When I was in fifth grade, I discovered that my second grade teacher lived around the corner from me. I loved this teacher, but, since I was most certainly a preteen hellion with a love for destruction, I thought it would be a good idea to lead the neighborhood kids in setting her garden ablaze.
So we did.
And of course I was the one who struck and threw the match. And of course when the firemen and cops inquired about who was responsible, these amazing friends led them to my door. By this time, I was in my room playing Donkey Kong, and attempted to play dumb when questioned by firefighters and cops.
"I don't know what you're talking about."
In addition to being a badass and potty mouth ("Shit" was a particularly big deal for me, then), I was also terrible liar.
My dad gave me his usual "I'm disappointed" look, seeing all through my act.
The cop concluded, "Well, since you were here the whole time, I guess I'll have to put all your friends in jail for lying on you."
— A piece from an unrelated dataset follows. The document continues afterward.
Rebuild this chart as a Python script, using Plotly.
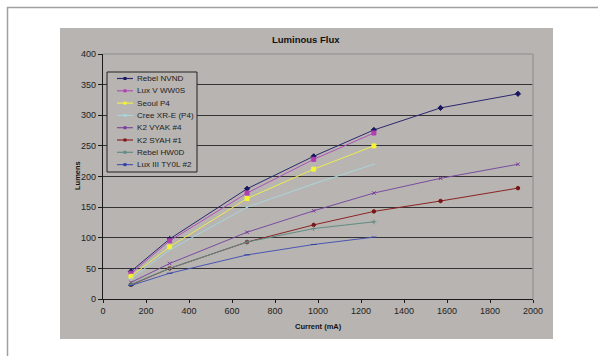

In addition to being a badass, potty mouth and terrible liar, I was also a a punk bitch at the core, as well as a crier.
I broke down and confessed, apologizing profusely. My mother definitely slapped me in front of the police. My eyes said, "Help me!" Their eyes said, "Fuck no, kid."
I was forced to sit through a 53,000 hour-long fire safety course. I was also grounded for a month, during which time, I became an expert at Donkey Kong 1, 2, and 3.
That put and end to my brief stint as a pyromaniac. This was also the summer that I discovered the words, "fuck" and "motherfucker."
And its's been downhill since then...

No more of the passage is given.